One of the big questions college football fans have about the new College Football Playoff is just how the selection committee will choose the top four teams in the country to compete for the national championship in the new four-team playoff model. That question will ultimately have to wait to be answered in December, but we now have a glimpse as to what those who drafted the criteria to be used had in mind.
The College Football Playoff released documents revealing how the CFB Management committee suggested the top four teams be selected. That committee is comprised of FBS conference commissioners and Notre Dame athletics director Jack Swarbrick. As expected, strength of schedule and overall competition is tops on the list.
“Strength of schedule, head-to-head competition and championships won must be specifically applied as tie-breakers between teams that look similar,” the document reads, according to USA Today. The sanctity of the regular season is preserved under the guidelines outlined by the management committee, which was always one of the goals of limiting the playoff model to just four teams. Winning a conference championship will carry some weight but the management committee did point out there should be flexibility to allow for a non-conference champion to compete in the four-team playoff. For example, it looks as though Alabama would have been strongly considered for a playoff spot if this model was used last season.
But what about the influence placed on national polls? What happens when one team is ranked behind another despite having defeated that higher-ranked team during the season? The management committee has two solutions to hopefully address that. First, all preseason polls will be ignored.

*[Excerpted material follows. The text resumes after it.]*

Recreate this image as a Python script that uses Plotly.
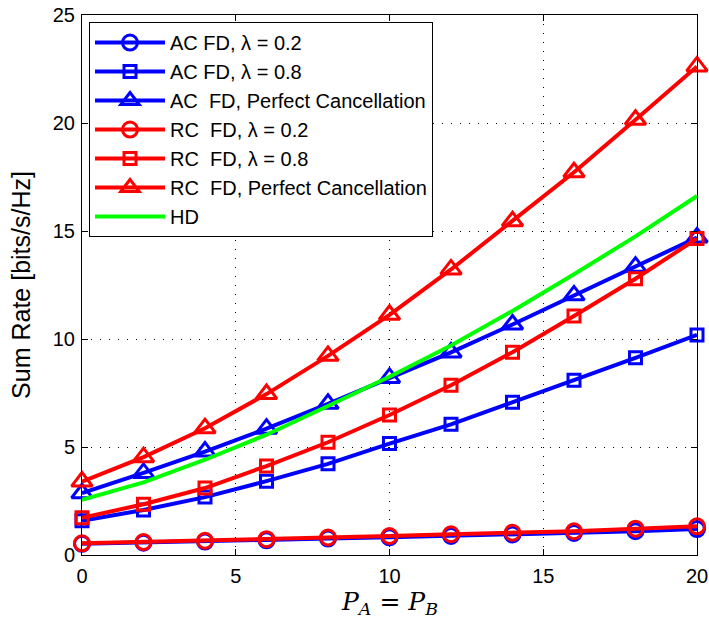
import plotly.graph_objects as go

# Transmit power (P_A = P_B)
power = [0, 2, 4, 6, 8, 10, 12, 14, 16, 18, 20]

# Sum rates [bits/s/Hz]
ac_fd_02 = [0.52, 0.57, 0.62, 0.68, 0.76, 0.82, 0.88, 0.95, 1.02, 1.10, 1.20]
ac_fd_08 = [1.58, 2.08, 2.68, 3.42, 4.22, 5.16, 6.05, 7.07, 8.09, 9.13, 10.19]
ac_fd_perfect = [2.86, 3.80, 4.79, 5.85, 7.00, 8.20, 9.38, 10.67, 12.02, 13.35, 14.70]
rc_fd_02 = [0.54, 0.60, 0.66, 0.73, 0.81, 0.88, 0.96, 1.03, 1.10, 1.22, 1.33]
rc_fd_08 = [1.72, 2.35, 3.10, 4.12, 5.22, 6.48, 7.86, 9.39, 11.06, 12.79, 14.65]
rc_fd_perfect = [3.40, 4.53, 5.87, 7.45, 9.22, 11.12, 13.22, 15.45, 17.72, 20.15, 22.62]
hd = [2.55, 3.36, 4.41, 5.57, 6.90, 8.25, 9.70, 11.30, 13.00, 14.75, 16.62]

xticks = [0, 5, 10, 15, 20]
yticks = [0, 5, 10, 15, 20, 25]

BLUE = "#0000FF"
RED = "#FF0000"
GREEN = "#00FF00"
FONT = "Liberation Sans, Arial, Helvetica, sans-serif"
SERIF = "DejaVu Serif, Liberation Serif, serif"

series = [
    ("AC FD, \u03bb = 0.2", ac_fd_02, BLUE, "circle-open", 15),
    ("AC FD, \u03bb = 0.8", ac_fd_08, BLUE, "square-open", 12),
    ("AC\u00a0 FD, Perfect Cancellation", ac_fd_perfect, BLUE, "triangle-up-open", 18),
    ("RC\u00a0 FD, \u03bb = 0.2", rc_fd_02, RED, "circle-open", 15),
    ("RC\u00a0 FD, \u03bb = 0.8", rc_fd_08, RED, "square-open", 12),
    ("RC\u00a0 FD, Perfect Cancellation", rc_fd_perfect, RED, "triangle-up-open", 18),
]

fig = go.Figure()
for name, vals, color, symbol, size in series:
    fig.add_trace(go.Scatter(
        x=power, y=vals, name=name, mode="lines+markers",
        line=dict(color=color, width=4),
        marker=dict(symbol=symbol, size=size, color=color,
                    line=dict(color=color, width=3)),
        cliponaxis=False,
    ))

fig.add_trace(go.Scatter(
    x=power, y=hd, name="HD", mode="lines",
    line=dict(color=GREEN, width=4),
    cliponaxis=False,
))

axis_common = dict(
    showline=True, linecolor="black", linewidth=1, mirror="ticks",
    ticks="inside", ticklen=6, tickcolor="black", tickwidth=1,
    showgrid=True, gridcolor="black", gridwidth=1, griddash="1px,8px",
    zeroline=False, automargin=False,
    tickfont=dict(family=FONT, size=20, color="black"),
)

fig.update_xaxes(
    range=[0, 20], tickvals=xticks, ticktext=[str(v) for v in xticks],
    ticklabelstandoff=3,
    **axis_common,
)
fig.update_yaxes(
    range=[0, 25], tickvals=yticks, ticktext=[str(v) for v in yticks],
    ticklabelstandoff=2,
    title=dict(
        text="Sum Rate [bits/s/Hz]",
        font=dict(family=FONT, size=25, color="black"),
    ),
    **axis_common,
)

# x-axis label set as a paper-anchored annotation below the tick labels
fig.add_annotation(
    x=0.5, y=-0.12, xref="paper", yref="paper",
    xanchor="center", yanchor="bottom", showarrow=False,
    text="<i>P</i><sub><i>A</i></sub>\u00a0=\u00a0<i>P</i><sub><i>B</i></sub>",
    font=dict(family=SERIF, size=25, color="black"),
    borderpad=0,
)

fig.update_layout(
    width=709, height=620,
    margin=dict(l=82, r=12, t=15, b=65, autoexpand=False),
    paper_bgcolor="white", plot_bgcolor="white",
    font=dict(family=FONT, color="black"),
    legend=dict(
        x=0.0114, y=0.987, xanchor="left", yanchor="top",
        bgcolor="white", bordercolor="black", borderwidth=1,
        font=dict(family=FONT, size=20, color="black"),
        itemwidth=70, tracegroupgap=0,
    ),
    showlegend=True,
)

fig.write_html("out.html")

Preseason polls have been criticized for years to various degrees, but the College Football Playoff selection committee has already taken care of that problem by developing a plan for its own poll, which will start in late October. This poll should take away much of the influence from any other national poll, like the Associated Press or coaches polls, but those will be hard to completely ignore for long. The management committee has stated that if any other poll is considered for anything by the selection committee, then that specific poll in question should be open and transparent.
It’s all about open transparency, right?